Telémacus sonrió: había veces en que la eficiencia profesional, incluso si era la del enemigo, era la cosa más bonita del mundo.

Los camiones se perdieron en la distancia, dejando atrás ese caos. La aventura, lo sabían bien, no había hecho más que comenzar.

 

 

En lo alto del palacio de Bergkatse, una puerta secreta se abrió y dejó pasar la figura del Intérprete de los Muertos, Padre Addar. Él, entre sus muchas capas, tenía una barrera especial contra la frustración que le servía para mantenerse tranquilo incluso en situaciones como aquella, de caos absoluto.
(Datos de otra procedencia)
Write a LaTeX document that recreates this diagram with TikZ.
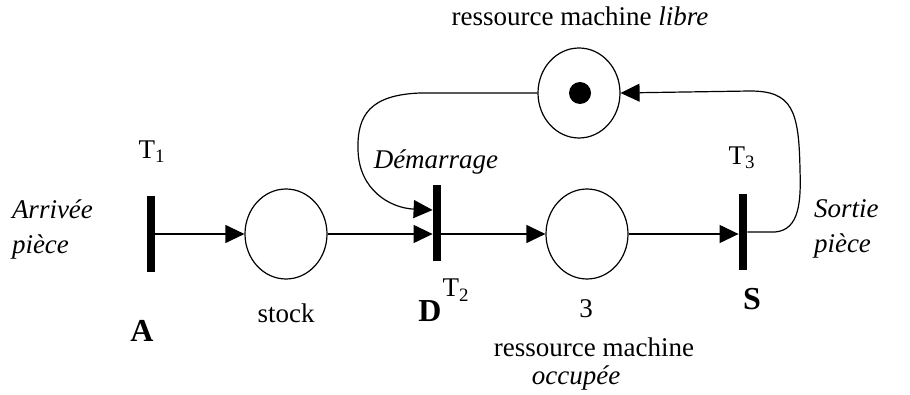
\documentclass[tikz,border=0pt]{standalone}
\usepackage{fontspec}
\setmainfont{Liberation Serif}
\usetikzlibrary{arrows.meta,shapes.geometric}
\tikzstyle{place} = [ellipse, draw, line width=0.6pt, minimum width=41pt,
                 minimum height=45pt, inner sep=0pt]
\tikzstyle{trans} = [rectangle, fill=black, minimum width=4pt,
                 minimum height=38pt, inner sep=0pt]
\tikzstyle{flow} = [line width=0.6pt, -{Triangle[length=9.5pt,width=9pt]}]
\tikzstyle{lbl} = [inner sep=0pt, font=\fontsize{13.5}{17.5}\selectfont]
\tikzstyle{big} = [inner sep=0pt, font=\fontsize{16}{18}\selectfont\bfseries]

\begin{document}
\begin{tikzpicture}[x=0.5pt,y=-0.5pt]
\useasboundingbox (0,0) rectangle (910,395);

% transitions
\node [trans] at (151,234) (t1) {};
\node [trans] at (437,223) (t2) {};
\node [trans] at (743,232) (t3) {};

% places
\node [place] at (286,234) (stock) {};
\node [place] at (587,234) (occ) {};
\node [place] at (579,93) (libre) {};
\node [circle, fill=black, minimum size=11pt, inner sep=0pt] at (580,93) (token) {};

% arcs
\draw[flow] (t1) -- (stock);
\draw[flow] (stock.east) -- (stock.east -| t2.west);
\draw[flow] (t2.east |- occ.west) -- (occ.west);
\draw[flow] (occ.east) -- (occ.east -| t3.west);
\draw[flow] (libre.west) -- (420,93) .. controls (370,95) and (357,115) .. (358,150)
	.. controls (359,190) and (390,208) .. ([yshift=6.5pt]t2.west);
\draw[flow] (t3.east) -- (775,232) .. controls (800,230) and (801,200) .. (800,170)
	.. controls (799,110) and (792,91) .. (750,91) -- (libre.east);

% labels
\node [lbl] at (580,16) (tlibre) {ressource machine \textit{libre}};
\node [lbl] at (152,152) (lt1) {T\textsubscript{1}};
\node [lbl, align=left, text width=55pt] at (67,229) (arr) {\textit{Arrivée}\\\textit{pièce}};
\node [lbl] at (286,313) (lstock) {stock};
\node [big] at (142,331) (la) {A};
\node [lbl] at (436,162) (dem) {\textit{Démarrage}};
\node [lbl] at (456,290) (lt2) {T\textsubscript{2}};
\node [big] at (430,311) (ld) {D};
\node [lbl] at (586,309) (l3) {3};
\node [lbl] at (594,347) (rm) {ressource machine};
\node [lbl] at (576,378) (occl) {\textit{occupée}};
\node [lbl] at (742,158) (lt3) {T\textsubscript{3}};
\node [big] at (752,299) (ls) {S};
\node [lbl, align=left, text width=45pt] at (859,229) (sort) {\textit{Sortie}\\\textit{pièce}};

\end{tikzpicture}
\end{document}
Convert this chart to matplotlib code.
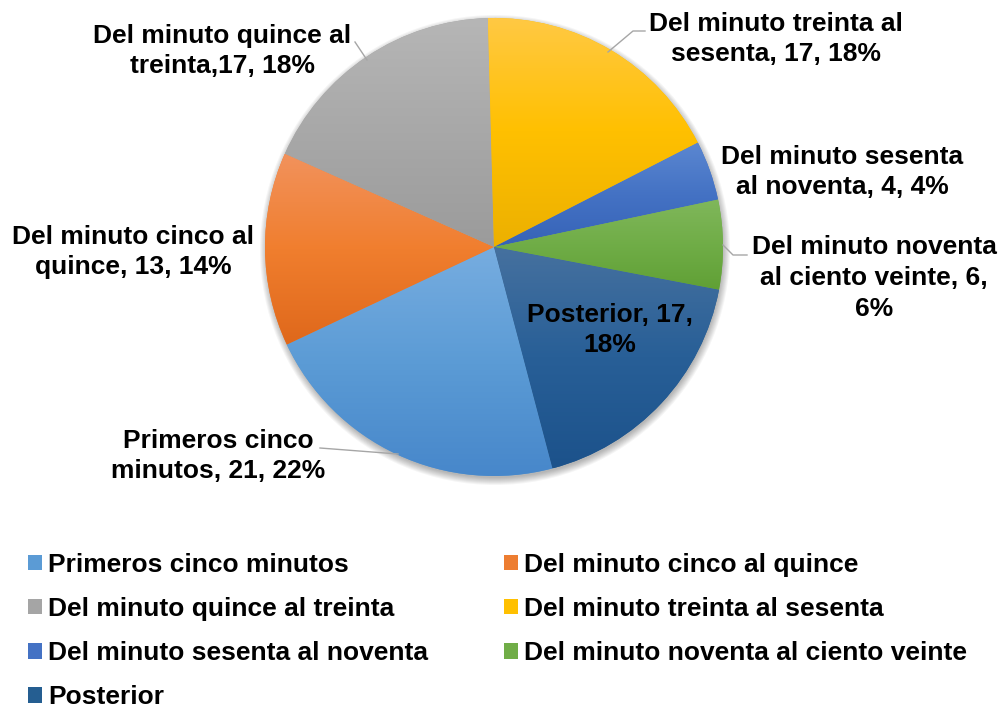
"""Pie chart: minute of the event, with Excel-style gradient slices."""

import matplotlib.pyplot as plt
import numpy as np
from matplotlib.colors import LinearSegmentedColormap
from matplotlib.patches import Circle, Patch

plt.rcParams["font.family"] = ["Liberation Sans", "DejaVu Sans"]
plt.rcParams["font.weight"] = "bold"

# data
categories = [
    "Primeros cinco minutos",
    "Del minuto cinco al quince",
    "Del minuto quince al treinta",
    "Del minuto treinta al sesenta",
    "Del minuto sesenta al noventa",
    "Del minuto noventa al ciento veinte",
    "Posterior",
]
counts = [21, 13, 17, 17, 4, 6, 17]
percents = ["22%", "14%", "18%", "18%", "4%", "6%", "18%"]
slice_labels = [
    "Primeros cinco\nminutos, 21, 22%",
    "Del minuto cinco al\nquince, 13, 14%",
    "Del minuto quince al\ntreinta,17, 18%",
    "Del minuto treinta al\nsesenta, 17, 18%",
    "Del minuto sesenta\nal noventa, 4, 4%",
    "Del minuto noventa\nal ciento veinte, 6,\n6%",
    "Posterior, 17,\n18%",
]

# (top, middle, bottom) gradient stops per slice
base_colors = ["#5B9BD5", "#ED7D31", "#A5A5A5", "#FFC000", "#4472C4", "#70AD47", "#255E91"]
gradients = [
    ("#77ADE0", "#5B9BD5", "#4686CA"),
    ("#F2925C", "#F07E2E", "#DF681B"),
    ("#B6B6B6", "#A8A8A8", "#9B9B9B"),
    ("#FFC945", "#FFC000", "#ECB000"),
    ("#5B87D1", "#4472C4", "#3663B7"),
    ("#80B75B", "#70AD47", "#60A035"),
    ("#46719F", "#285F97", "#1C528B"),
]

W, H = 1001, 712
FS = 19


def py(y):
    """Pixel row (from top) to data y."""
    return H - y


fig = plt.figure(figsize=(W / 100, H / 100), dpi=100)
ax = fig.add_axes([0, 0, 1, 1])

cx, cy, r = 494, py(247), 229

# soft drop shadow
for k in range(8):
    ax.add_patch(Circle((cx + 1, cy - 3), r + 6 - k, color="black", alpha=0.04, lw=0, zorder=1))

wedges, _ = ax.pie(
    counts,
    colors=base_colors,
    startangle=-75.2,
    counterclock=False,
    center=(cx, cy),
    radius=r,
    wedgeprops=dict(linewidth=0, zorder=2),
)

for w, stops in zip(wedges, gradients):
    verts = w.get_path().vertices
    x0, x1 = verts[:, 0].min(), verts[:, 0].max()
    y0, y1 = verts[:, 1].min(), verts[:, 1].max()
    cmap = LinearSegmentedColormap.from_list("g", list(stops))
    grad = np.linspace(0, 1, 256).reshape(-1, 1)
    im = ax.imshow(grad, cmap=cmap, extent=[x0, x1, y0, y1], origin="upper",
                   aspect="auto", interpolation="bilinear", zorder=3)
    im.set_clip_path(w)

# slice labels (centre positions in pixels)
label_pos = [(218, 456), (133, 252), (222, 51), (776, 39), (842, 172), (874, 278), (610, 330)]
for text, (lx, ly) in zip(slice_labels, label_pos):
    ax.text(lx, py(ly), text, ha="center", va="center", multialignment="center",
            fontsize=FS, fontweight="bold", linespacing=1.35, zorder=6)

# leader lines
leaders = [
    [(320, 448), (398, 454)],
    [(355, 42), (367, 60)],
    [(645, 31), (633, 31), (608, 52)],
    [(747, 255), (733, 255), (723, 245)],
]
for pts in leaders:
    xs = [p[0] for p in pts]
    ys = [py(p[1]) for p in pts]
    ax.plot(xs, ys, color="#A6A6A6", lw=1.0, zorder=4)

ax.set_xlim(0, W)
ax.set_ylim(0, H)
ax.axis("off")

# legend, filled row-wise like the original (matplotlib fills columns)
order = [0, 2, 4, 6, 1, 3, 5]
handles = [Patch(facecolor=base_colors[i], edgecolor="none", label=categories[i]) for i in order]
fig.legend(
    handles=handles,
    loc="upper left",
    bbox_to_anchor=(28 / W, 1 - 553 / H),
    ncol=2,
    frameon=False,
    fontsize=FS,
    borderpad=0,
    borderaxespad=0,
    handlelength=0.53,
    handleheight=0.53,
    handletextpad=0.23,
    columnspacing=2.87,
    labelspacing=0.76,
    prop=dict(weight="bold", size=FS),
)

fig.savefig("out.png", dpi=100)
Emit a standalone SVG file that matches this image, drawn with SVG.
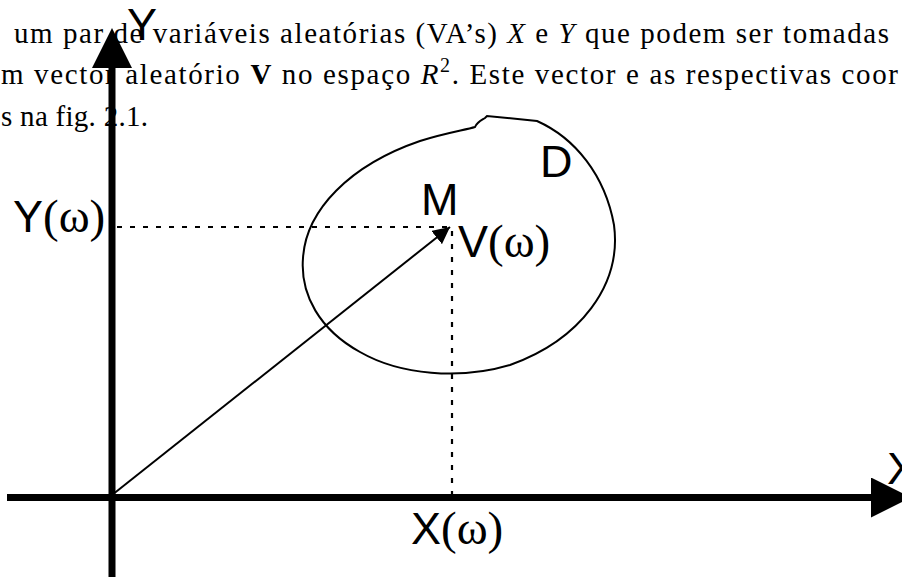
<svg xmlns="http://www.w3.org/2000/svg" width="902" height="577" viewBox="0 0 902 577">
  <style>
    .body { font-family: "Liberation Serif", "Times New Roman", serif; font-size: 29px; fill: #000; }
    .lab { font-family: "Liberation Sans", Arial, sans-serif; font-size: 45px; fill: #000; }
    .om { font-family: "Liberation Serif", "Times New Roman", serif; font-size: 47px; }
    .axis { stroke: #000; stroke-width: 7; fill: none; }
    .thin { stroke: #000; stroke-width: 2; fill: none; }
    .dot { stroke: #000; stroke-width: 2.2; fill: none; stroke-dasharray: 5 8; }
  </style>
  <defs>
    <marker id="axisHead" markerUnits="userSpaceOnUse" viewBox="0 0 40 40" markerWidth="40" markerHeight="40" refX="0" refY="20" orient="auto">
      <path d="M0,0 L40,20 L0,40 Z" fill="#000"/>
    </marker>
    <marker id="vecHead" markerUnits="userSpaceOnUse" viewBox="0 0 17 17" markerWidth="17" markerHeight="17" refX="17" refY="8.5" orient="auto">
      <path d="M0,0 L17,8.5 L0,17 Z" fill="#000"/>
    </marker>
  </defs>

  <g id="page-text" class="body">
    <text x="14" y="43" textLength="875" lengthAdjust="spacing">um par de variáveis aleatórias (VA’s) <tspan font-style="italic">X</tspan> e <tspan font-style="italic">Y</tspan> que podem ser tomadas</text>
    <text x="1" y="84" textLength="897" lengthAdjust="spacing">m vector aleatório <tspan font-weight="bold">V</tspan> no espaço <tspan font-style="italic">R</tspan><tspan font-size="20" dy="-12">2</tspan><tspan dy="12">. Este vector e as respectivas coor</tspan></text>
    <text x="1" y="126" textLength="147" lengthAdjust="spacing">s na fig. 2.1.</text>
  </g>

  <g id="region-D">
    <path class="thin" d="M537,121 C575,138 605,175 614,225 C622,285 580,340 510,365 C460,380 400,375 360,352 C320,330 300,295 303,258 C306,210 350,165 420,141 C445,133 465,130 475,127 C477,122 482,120 485,118 L487,116 Z"/>
    <text class="lab" x="540" y="177">D</text>
  </g>

  <g id="connectors">
    <line id="proj-y" class="dot" x1="117" y1="227" x2="450" y2="227"/>
    <line id="proj-x" class="dot" x1="452" y1="231" x2="452" y2="496"/>
    <line id="vector-V" class="thin" x1="112" y1="495" x2="450" y2="227" marker-end="url(#vecHead)"/>
  </g>

  <g id="axis-y">
    <line class="axis" x1="112" y1="577" x2="112" y2="68" marker-end="url(#axisHead)"/>
    <text class="lab" x="127" y="40" font-size="41">Y</text>
  </g>
  <g id="axis-x">
    <line class="axis" x1="7" y1="497.5" x2="871" y2="497.5" marker-end="url(#axisHead)"/>
    <text class="lab" x="887" y="484" font-size="40">X</text>
  </g>

  <g id="label-Yw">
    <text class="lab" x="13" y="232">Y<tspan class="om">(ω)</tspan></text>
  </g>
  <g id="label-M">
    <text class="lab" x="421" y="215">M</text>
  </g>
  <g id="label-Vw">
    <text class="lab" x="458" y="257">V<tspan class="om">(ω)</tspan></text>
  </g>
  <g id="label-Xw">
    <text class="lab" x="411" y="544">X<tspan class="om">(ω)</tspan></text>
  </g>
</svg>
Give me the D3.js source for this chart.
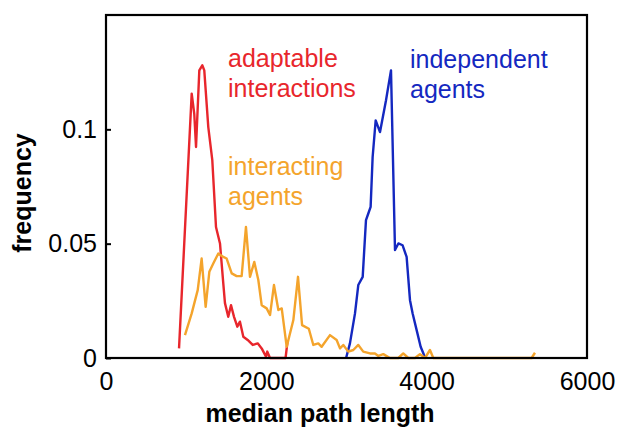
<!DOCTYPE html>
<html>
<head>
<meta charset="utf-8">
<script src="https://cdn.jsdelivr.net/npm/d3@7"></script>
<style>
  html, body { margin: 0; padding: 0; background: #fff; }
  svg { display: block; font-family: "Liberation Sans", Arial, sans-serif; }
</style>
</head>
<body>
<svg id="chart" width="619" height="433"></svg>
<script>
// Distribution of median path length for three agent models
const xTicks = [0, 2000, 4000, 6000];
const yTicks = [0, 0.05, 0.1];
const yTickLabels = ["0", "0.05", "0.1"];

const adaptableX = [911,1069,1101,1123,1164,1201,1226,1276,1326,1372,1422,1463,1484,1525,1559,1597,1638,1671,1713,1767,1830,1892,1942,1996,2012,2046,2240,2265];
const adaptableY = [0.0042,0.1156,0.1068,0.0923,0.1258,0.128,0.1258,0.101,0.0865,0.0573,0.0501,0.0326,0.024,0.018,0.0231,0.018,0.0137,0.0159,0.0093,0.0079,0.0057,0.0064,0.0042,0.0006,0.0028,0,0,0.0075];

const interactingX = [985,1069,1144,1193,1243,1289,1338,1401,1463,1505,1568,1630,1692,1746,1796,1850,1900,1942,2004,2046,2095,2150,2192,2254,2337,2395,2446,2530,2586,2648,2690,2794,2877,2919,2960,3022,3085,3147,3209,3293,3355,3397,3459,3542,3646,3708,3771,3854,3916,3979,4041,4083,5309,5351];
const interactingY = [0.01,0.0195,0.0297,0.0435,0.0224,0.0377,0.0413,0.0457,0.0442,0.0435,0.037,0.0358,0.0358,0.0573,0.0355,0.042,0.0341,0.0231,0.0217,0.0188,0.0319,0.021,0.0217,0.0049,0.0166,0.0355,0.0144,0.0128,0.0057,0.0064,0.0049,0.01,0.0079,0.0042,0.0057,0.0028,0.0035,0.0057,0.0028,0.002,0.002,0.0009,0.0017,0,0,0.002,0,0,0.0017,0,0.0035,0,0,0.0023];

const independentX = [2995,3043,3106,3147,3202,3243,3272,3301,3326,3364,3418,3493,3555,3605,3647,3700,3750,3792,3825,3875,3925,3967,3990];
const independentY = [0,0.0064,0.0195,0.0319,0.0355,0.0603,0.0632,0.0661,0.0879,0.1039,0.0988,0.1127,0.1258,0.0472,0.0501,0.0493,0.0442,0.0253,0.0195,0.0122,0.0049,0.0013,0];

const seriesNames = ["adaptable interactions", "interacting agents", "independent agents"];

const svg = d3.select("#chart");
const plot = { left: 106, right: 587, top: 15, bottom: 358 };

const x = d3.scaleLinear().domain([0, 6000]).range([plot.left, plot.right]);
const y = d3.scaleLinear().domain([0, 0.15]).range([plot.bottom, plot.top]);

const series = [
  { name: seriesNames[0], xs: adaptableX, ys: adaptableY, color: "#e8262c",
    label: ["adaptable", "interactions"], lx: 228, ly: 67 },
  { name: seriesNames[2], xs: independentX, ys: independentY, color: "#1428c0",
    label: ["independent", "agents"], lx: 410, ly: 68 },
  { name: seriesNames[1], xs: interactingX, ys: interactingY, color: "#f4a42c",
    label: ["interacting", "agents"], lx: 228, ly: 175 }
];

const line = d3.line().x(d => x(d[0])).y(d => y(d[1]));

series.forEach(s => {
  const pts = s.xs.map((v, i) => [v, s.ys[i]]);
  svg.append("path")
    .datum(pts)
    .attr("d", line)
    .attr("fill", "none")
    .attr("stroke", s.color)
    .attr("stroke-width", 2.4)
    .attr("stroke-linejoin", "round");

  const t = svg.append("text")
    .attr("x", s.lx).attr("y", s.ly)
    .attr("fill", s.color)
    .attr("font-size", 25);
  s.label.forEach((ln, i) => {
    t.append("tspan").attr("x", s.lx).attr("dy", i === 0 ? 0 : 29.5).text(ln);
  });
});

// axes
const yAxis = d3.axisLeft(y)
  .tickValues(yTicks)
  .tickFormat((d, i) => yTickLabels[i])
  .tickSize(-5)
  .tickPadding(9);
const gy = svg.append("g").attr("transform", `translate(${plot.left},0)`).call(yAxis);
gy.select(".domain").remove();
gy.selectAll("line").attr("stroke", "#000").attr("stroke-width", 2);
gy.selectAll("text").attr("font-size", 25).attr("fill", "#000")
  .attr("font-family", "Liberation Sans, Arial, sans-serif");

const xAxis = d3.axisBottom(x)
  .tickValues(xTicks)
  .tickFormat(d3.format("d"))
  .tickSize(0)
  .tickPadding(14);
const gx = svg.append("g").attr("transform", `translate(0,${plot.bottom})`).call(xAxis);
gx.select(".domain").remove();
gx.selectAll("text").attr("font-size", 25).attr("fill", "#000")
  .attr("font-family", "Liberation Sans, Arial, sans-serif");

// frame
svg.append("rect")
  .attr("x", plot.left).attr("y", plot.top)
  .attr("width", plot.right - plot.left).attr("height", plot.bottom - plot.top)
  .attr("fill", "none").attr("stroke", "#000").attr("stroke-width", 2.2);

// axis titles
svg.append("text")
  .attr("x", 320).attr("y", 422)
  .attr("text-anchor", "middle")
  .attr("font-size", 25).attr("font-weight", "bold")
  .text("median path length");

svg.append("text")
  .attr("transform", "translate(31,193) rotate(-90)")
  .attr("text-anchor", "middle")
  .attr("font-size", 25).attr("font-weight", "bold")
  .text("frequency");
</script>
</body>
</html>
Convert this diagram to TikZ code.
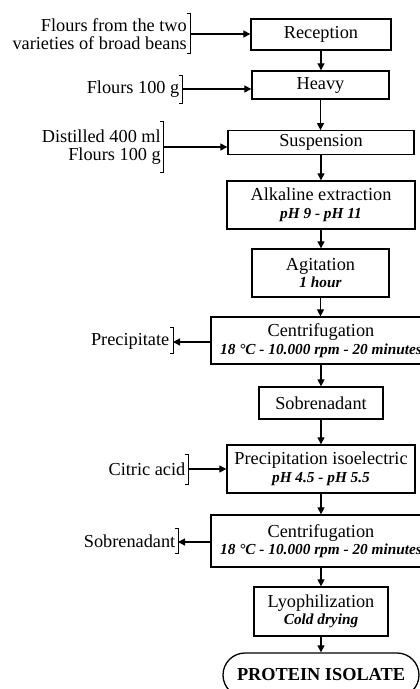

Las preguntas sobre cómo había podido pasar aquello y la búsqueda de culpables esperarían un poco. Ahora mismo tenía que asegurarse de que los ladrones no se habían llevado la llave de iridio, porque eso sí que sería el desastre absoluto. Su portentosa imaginación tendría que empezar a inventar métodos crueles de tortura post facto.

Se acercó al cuenco de reposo del drav y miró dentro. La visión de aquel cerebro gigante medio carbonizado, muerto, no le provocó la menor repulsa. Como cualquier otro esclavo del drav, odiaba a su antiguo amo, y si el sistema no hubiese estado montado para mantenerlo en el poder, él mismo lo habría incinerado hacía muchos años. En el fondo se alegraba de que otros le hubiesen robado semejante privilegio. ¡Un acto de conspicua insensibilidad!

Metió el brazo hasta el codo dentro de la masa carbonizada de Bergkatse, y tanteó hasta que lo encontró: un objeto metido dentro de una cápsula con forma de píldora. La extrajo, dejando un pegajoso montón de hilos de baba detrás, y la abrió. En su interior estaba la Llave de Iridio.

Estupendo, pensó con una sonrisa salvaje: quizás fuera hora de hacer lo que siempre había soñado y activar uno de los guardianes del pasado, uno de los hecatonquiros, y ver qué pasaba. Al fin y al cabo, nadie los había visto en funcionamiento desde hacía generaciones, y las historias sobre sus capacidades destructivas sobrepasaban en creatividad a cualquier otro mito de Enómena.

Ya iba siendo hora de salir de dudas.